No doubt the dreamy idea of publishing the number one book of the year (maybe the all time highest selling book ever) and imagining copies of one’s books flying off bookstore shelves into the hands of eager readers can be intoxicating.  Yet, intoxicating or not, selling lots of books rarely (if ever) just happens.

Identification Numbers for Fiction and Non-Fiction Books

Bowker is considered to be an axle of the book publishing industy.  The firm that is located in New Providence, New Jersey assigns International Standard Book Numbers (ISBNs) to books published in the United States.  Bowker works with small presses, e-books, large mainstream publishing houses and self-publishers to assign the book identifying numbers.  The company also works with libraries, bookstores, distributors and printers to market and promote books.

Before a book goes into print, a publisher reaches out to Bowker to purchase a block of ISBNs.  An ISBN operates similar to a Social Security Number (SSN).  For example, the same way a SSN identifies an individual, an ISBN helps people in the book industry to recognize a book title, the date the fiction and non-fiction book was published and who wrote and published the book.  Getting an ISBN is but one of the many steps involved in publishing and selling books.

Book Authors Protecting Their Creative Works

Creative works are generally protected as soon as they are composed (e.g. written, recorded). However, to provide additional protection for their creative works in the event they have to go to court to prove that they are, in fact, the creator of the work, book authors (or their publishers) are encouraged to contact the copyright office in their country of residence.  In the United States, book authors and publishers can contact the U.S. Copyright Office online.

Generally, there is a $30 fee to file a book copyright.  It is as simple as filling out the 2-3 page copyright form and mailing the completed form, with the fee, to the address listed on the form.  If the creative work is completed (e.g. a finished novel), submit a copy of the completed work to the U.S. Copyright Office as well. 

Book Writers and Publishers Reaching the Library Market

Book writers and independent publishers who want to sell or distribute copies of their fiction and non-fiction books to libraries, are encouraged to get a Library of Congress Card Catalog Number.  Akin to an ISBN, this card catalog number helps libraries to identify books that are available in their catalog for purchase and distribution.  The Library of Congress has an online catalog that libraries and other organizations can search against to locate a book they want to either learn more about or get a copy of.  Because libraries have an offline and an online presence, being listed in their catalog helps a book’s author to find new and different readers.

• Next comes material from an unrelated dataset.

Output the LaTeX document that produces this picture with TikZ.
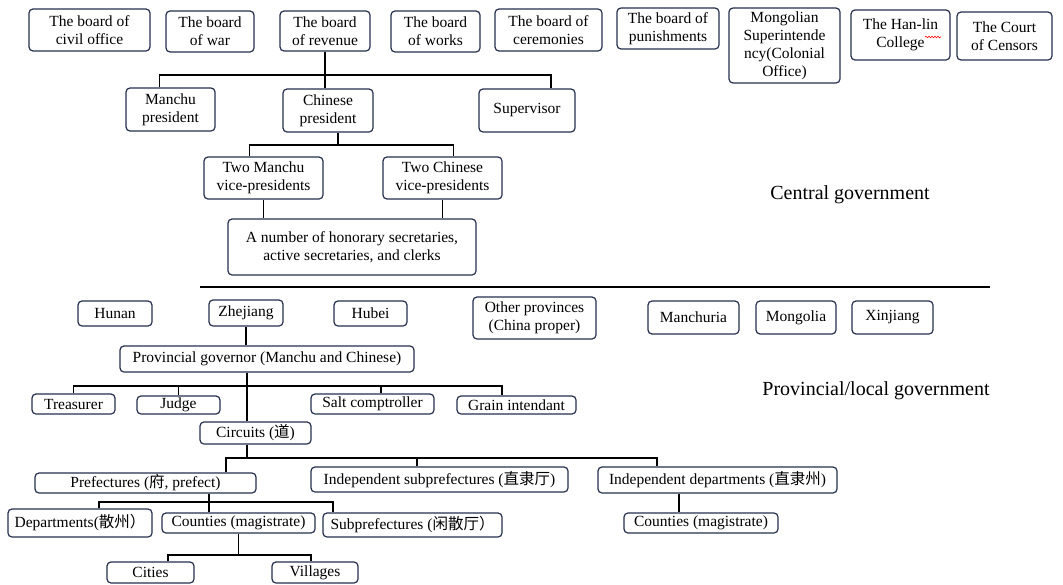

By doing their homework and contacting Bowker to get an ISBN for their book, writers can begin to realize their creative dreams and goals.  They can contact the Library of Congress to get a card catalog number for their books so that librarians can search for their book titles in the Library of Congress book database.  With the right knowledge and marketing efforts, writers can do more than just write and print their stories.  They can generate sizable interest in their book and pull in strong book sales.